Mortification and Madness

I
n 1852, the year that Susanna's
Roughing It in the Bush
and Catharine's
Canadian Crusoes
were published, their sister Agnes Strickland was at the height of her fame in England and grand beyond belief. Whenever Agnes visited her publisher Blackwoods in Edinburgh, “the Scottish papers announce all my arrivals and departures as if I was a Queen myself,” she told Susanna. When she travelled from Reydon to Norwich to make some purchases, the tradesmen begged her to accept without payment any goods she fancied. She was a permanent fixture of gatherings at London's Kensington Palace, where, she gloated, she met “rooms full of lords and ladies.”

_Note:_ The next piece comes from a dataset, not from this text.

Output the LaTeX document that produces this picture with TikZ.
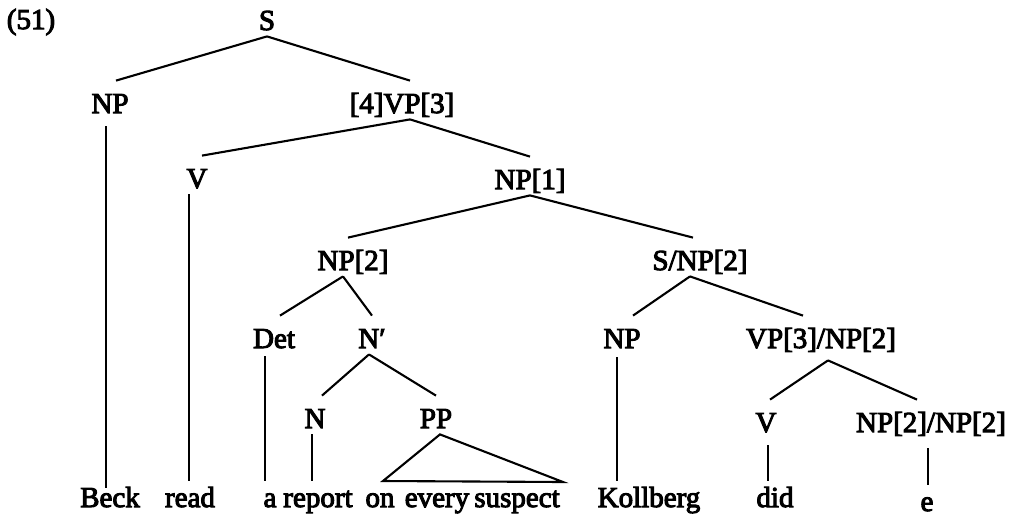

Her elaborate costumes were reported in
The Times
: on one occasion she wore a “robe of rich Lyons brocade à l'antique, yellow roses, buds, and foliage, on pale silver-coloured ground,” a long lace train and “double skirts of white glacé silk, edged with mauve velvet and covered with a
tunic and deep flounce of Honiton point lace.” Fearless of gilding the lily, Agnes wore both a tiara and a plume of white ostrich feathers on her head. The Prime Minister, Benjamin Disraeli, sought out this fearsomely well-upholstered figure at a Park Lane
soirée
to compliment her on her “graceful and romantic pen.” Clearly, Thomas Strickland's mercantile origins had been left far behind: at a Scottish gathering of peers, Agnes was suffused with snobbish relief to see “an assembly of genuine nobles of gentle blood, no dirty cotton-spinners or stock-jobbers.” And the market for royal biographies appeared bottomless. Now that
The Queens of England
series was completed, she and Elizabeth had already embarked on another set of carefully researched hagiographies,
The Lives of the Queens of Scotland
, which appeared between 1850 and 1859.